Technical Abstract: An energy balance model was developed to calculate crop evapotranspiration (ETc) at point to regional scales. The model is termed the Backward-Averaged Iterative Two-Source Surface temperature and energy balance Solution (BAITSSS). The BAITSSS model is driven by micrometeorological and surface temperature measurements, and simulates the water and energy balance of the soil and canopy separately, where canopy resistance is calculated by the Jarvis model. The BAITSSS model has so far undergone limited testing in Idaho. This study conducted a blind test of the model without prior calibration using drought-tolerant corn (Zea mays L. cv. PIO 1151) in Bushland, Texas. The location is a semiarid, advective climate, and ETc calculated by the model was compared to ETc measured by a large weighing lysimeter.

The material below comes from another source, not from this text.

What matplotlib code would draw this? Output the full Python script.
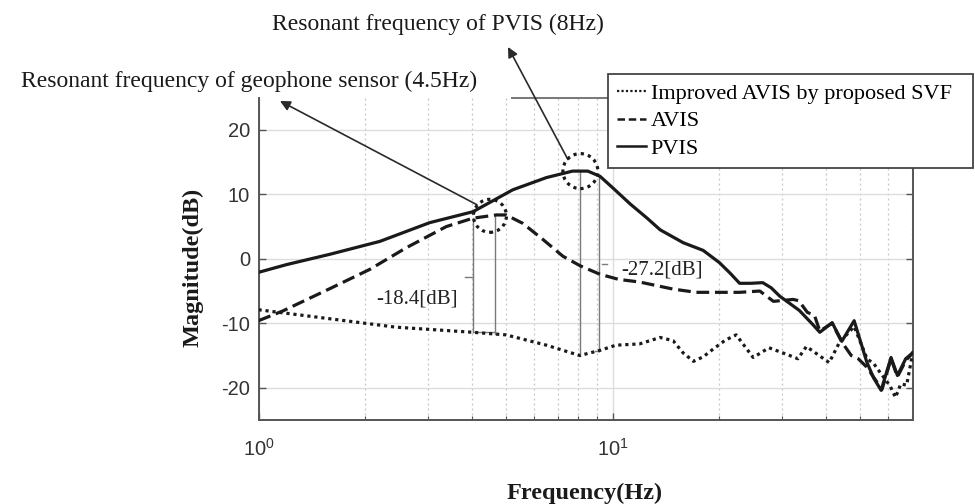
import numpy as np
import matplotlib
matplotlib.use("Agg")
import matplotlib.pyplot as plt
from matplotlib.patches import Ellipse
from matplotlib.lines import Line2D

# ---------------- data ----------------
pvis_freq = [1.0, 1.2, 1.59, 2.2, 3.04, 4.03, 5.22, 6.5, 7.7, 8.5, 9.2, 10.0, 11.2, 12.5,
             13.6, 15.8, 18.0, 20.0, 21.5, 22.8, 24.5, 26.5, 28.0, 29.6, 33.6, 36.7, 38.4,
             41.6, 44.3, 48.0, 52.1, 54.5, 57.2, 61.0, 63.6, 67.1, 70.5]
pvis_db = [-2.1, -0.9, 0.7, 2.7, 5.6, 7.3, 10.7, 12.6, 13.6, 13.6, 12.8, 11.0, 8.5, 6.3,
           4.5, 2.5, 1.3, -0.6, -2.3, -3.8, -3.8, -3.7, -4.5, -5.8, -8.0, -10.2, -11.4,
           -9.9, -12.8, -9.6, -16.0, -18.5, -20.4, -15.3, -18.1, -15.5, -14.5]

avis_freq = [1.0, 1.17, 1.58, 2.06, 2.61, 3.39, 4.03, 4.69, 5.0, 5.57, 6.35, 7.23, 8.1, 9.2,
             10.4, 11.9, 14.8, 17.2, 22.8, 26.0, 28.4, 32.3, 33.5, 35.4, 37.1, 38.4, 41.6,
             44.3, 47.1, 49.3, 52.1, 56.6, 57.5, 61.0, 63.6, 67.1, 70.5]
avis_db = [-9.6, -8.1, -4.7, -1.65, 1.7, 5.0, 6.3, 6.8, 6.8, 5.5, 3.0, 0.4, -1.1, -2.4,
           -3.2, -3.6, -4.7, -5.2, -5.2, -5.0, -6.6, -6.3, -6.5, -8.3, -8.8, -11.2, -10.0,
           -12.9, -15.0, -15.5, -16.8, -19.7, -20.3, -15.5, -18.3, -15.8, -14.5]

svf_freq = [1.0, 1.59, 2.44, 4.03, 5.0, 6.5, 8.07, 9.2, 10.2, 11.9, 13.6, 14.8, 15.8, 16.9,
            18.0, 19.2, 20.8, 22.3, 23.6, 24.9, 27.6, 30.9, 33.3, 35.2, 40.8, 43.6, 48.0,
            52.2, 54.6, 56.6, 60.6, 62.8, 65.0, 67.5, 70.5]
svf_db = [-7.9, -9.3, -10.6, -11.4, -11.8, -13.4, -15.0, -14.2, -13.4, -13.2, -12.2, -12.7,
          -14.6, -15.9, -15.2, -14.0, -12.6, -11.8, -13.6, -15.3, -13.8, -14.8, -15.5, -13.6,
          -16.1, -13.0, -10.5, -15.5, -16.3, -17.5, -19.7, -21.5, -19.4, -19.6, -14.2]

legend_labels = ["Improved AVIS by proposed SVF", "AVIS", "PVIS"]
y_ticks = [-20, -10, 0, 10, 20]
x_limits = (1.0, 70.5)
y_limits = (-25, 25)

title_geophone = "Resonant frequency of geophone sensor (4.5Hz)"
title_pvis = "Resonant frequency of PVIS (8Hz)"
gap_labels = ["-18.4[dB]", "-27.2[dB]"]
resonances = [4.5, 8.1]           # Hz, circled
gap_freqs_avis = [4.03, 4.66]     # Hz, dimension lines (AVIS vs improved)
gap_freqs_pvis = [8.07, 9.15]     # Hz, dimension lines (PVIS vs improved)

# ---------------- style ----------------
plt.rcParams["font.family"] = ["Liberation Sans", "DejaVu Sans"]
plt.rcParams["axes.unicode_minus"] = False
SERIF = ["Liberation Serif", "DejaVu Serif"]
INK = "#1a1a1a"
GRAYLINE = "#7a7a7a"

W, H = 975, 504
fig = plt.figure(figsize=(W / 100, H / 100), dpi=100)
L, R, T, B = 258.5, 913.3, 97.6, 420.0
ax = fig.add_axes([L / W, 1 - B / H, (R - L) / W, (B - T) / H])

ax.set_xscale("log")
ax.set_xlim(*x_limits)
ax.set_ylim(*y_limits)
ax.set_yticks(y_ticks)

ax.grid(which="major", color="#dddddd", lw=1.0, ls="-")
ax.grid(which="minor", axis="x", color="#c4c4c4", lw=0.9, ls=(0, (1.5, 2.5)))
ax.set_axisbelow(True)

ax.tick_params(which="both", direction="in", right=True, top=False,
               labelsize=14.5, labelcolor="#333333", color="#555555")
ax.tick_params(which="major", length=5, width=1.0)
ax.tick_params(which="minor", length=3, width=0.8)
ax.tick_params(axis="x", which="major", pad=13)
ax.tick_params(axis="y", which="major", pad=6)

for s in ax.spines.values():
    s.set_color("#555555")
    s.set_linewidth(1.4)
ax.spines["top"].set_bounds(5.19, x_limits[1])
ax.spines["top"].set_color("#777777")

# ---------------- curves ----------------
l_svf, = ax.plot(svf_freq, svf_db, color=INK, lw=2.3, ls=(0, (1, 1.2)), zorder=3)
l_avis, = ax.plot(avis_freq, avis_db, color=INK, lw=2.3, ls=(0, (4, 1.8)), zorder=4)
l_pvis, = ax.plot(pvis_freq, pvis_db, color=INK, lw=2.3, ls="-", zorder=5)

# ---------------- labels ----------------
ax.set_xlabel("Frequency(Hz)", family=SERIF, fontweight="bold", fontsize=17.5,
              va="center", color=INK)
ax.xaxis.set_label_coords((585 - L) / (R - L), (B - 493) / (B - T))
ax.set_ylabel("Magnitude(dB)", family=SERIF, fontweight="bold", fontsize=17.5,
              va="center", ha="center", color=INK)
ax.yaxis.set_label_coords((193 - L) / (R - L), (B - 267) / (B - T))

# ---------------- legend ----------------
handles = [Line2D([], [], color=INK, lw=1.6, ls=(0, (1, 1))),
           Line2D([], [], color=INK, lw=1.8, ls=(0, (3, 1.5))),
           Line2D([], [], color=INK, lw=1.8, ls="-")]
leg = fig.legend(handles, legend_labels, loc="upper left",
                 bbox_to_anchor=(608 / W, 1 - 74 / H, (973 - 608) / W, 0.0001),
                 mode="expand", prop={"family": SERIF, "size": 16},
                 frameon=True, fancybox=False, framealpha=1, edgecolor="#444444",
                 borderpad=0.42, handlelength=1.3, handletextpad=0.2,
                 labelspacing=0.31, borderaxespad=0)
leg.get_frame().set_linewidth(1.3)

# ---------------- annotations ----------------
fig.text(249 / W, 1 - 87 / H, title_geophone, ha="center", va="baseline",
         family=SERIF, fontsize=17, color=INK)
fig.text(437.5 / W, 1 - 30 / H, title_pvis, ha="center", va="baseline",
         family=SERIF, fontsize=17, color=INK)

arrow_kw = dict(arrowstyle="-|>", color="#2a2a2a", lw=1.2, mutation_scale=15,
                shrinkA=0, shrinkB=0)
ax.annotate("", xy=(280 / W, 1 - 101 / H), xycoords="figure fraction",
            xytext=(4.13, 8.4), textcoords="data", arrowprops=arrow_kw,
            annotation_clip=False)
ax.annotate("", xy=(508 / W, 1 - 47 / H), xycoords="figure fraction",
            xytext=(7.47, 15.4), textcoords="data", arrowprops=arrow_kw,
            annotation_clip=False)

# dotted circles around resonances (drawn in axes fraction so they stay round)
to_axes = ax.transData + ax.transAxes.inverted()
for f, series_f, series_d, rad in [(resonances[0], avis_freq, avis_db, 16.5),
                                   (resonances[1], pvis_freq, pvis_db, 17.5)]:
    yv = np.interp(np.log10(f), np.log10(series_f), series_d)
    cx, cy = to_axes.transform((f, yv))
    ax.add_patch(Ellipse((cx, cy), 2 * rad / (R - L), 2 * rad / (B - T),
                         transform=ax.transAxes, fill=False, ec=INK,
                         lw=2.3, ls=(0, (1, 1.3)), zorder=6, clip_on=False))


def interp_db(f, fs, ds):
    return np.interp(np.log10(f), np.log10(fs), ds)


# dimension lines for the -18.4 dB gap (AVIS vs improved)
for f in gap_freqs_avis:
    ax.plot([f, f], [interp_db(f, avis_freq, avis_db), interp_db(f, svf_freq, svf_db)],
            color=GRAYLINE, lw=1.0, zorder=2)
ax.plot(gap_freqs_avis, [interp_db(gap_freqs_avis[0], svf_freq, svf_db)] * 2,
        color=GRAYLINE, lw=1.0, zorder=2)
ax.plot([3.82, gap_freqs_avis[0]], [-2.8, -2.8], color=GRAYLINE, lw=1.0, zorder=2)

# dimension lines for the -27.2 dB gap (PVIS vs improved)
for f in gap_freqs_pvis:
    ax.plot([f, f], [interp_db(f, pvis_freq, pvis_db), interp_db(f, svf_freq, svf_db)],
            color=GRAYLINE, lw=1.0, zorder=2)
ax.plot([8.9, gap_freqs_pvis[1]], [interp_db(gap_freqs_pvis[1], svf_freq, svf_db)] * 2,
        color=GRAYLINE, lw=1.0, zorder=2)
ax.plot([9.3, 9.6], [-0.85, -0.85], color=GRAYLINE, lw=1.0, zorder=2)

ax.text(2.8, -6.26, gap_labels[0], ha="center", va="center", family=SERIF,
        fontsize=15, color="#222222", zorder=7)
ax.text(13.8, -1.78, gap_labels[1], ha="center", va="center", family=SERIF,
        fontsize=15, color="#222222", zorder=7)

fig.savefig("out.png", dpi=100, facecolor="white")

Early in the season when vegetation cover was sparse, BAITSSS underestimated ETc by about 2 mm d-1. Late in the season when leaves were senescing, BAITSSS overestimated ETc by up to 3 mm d-1. For the entire growing season, calculated vs. measured ETc resulted in RMSE = 0.14 mm h-1 and 1.79 mm d-1; MAE = 0.08 mm h-1 and 1.32 mm d-1, and MBE = 0.02 mm h-1 and 0.48 mm d-1. The results were comparable to other thermally-driven ETc models that required some calibration. Therefore, the BAITSSS model was deemed robust. Nonetheless, measurement of initial soil water, more site-specific soil resistance parameters, and including the fraction of green leaf area to account for late-season leaf senescence may improve the model.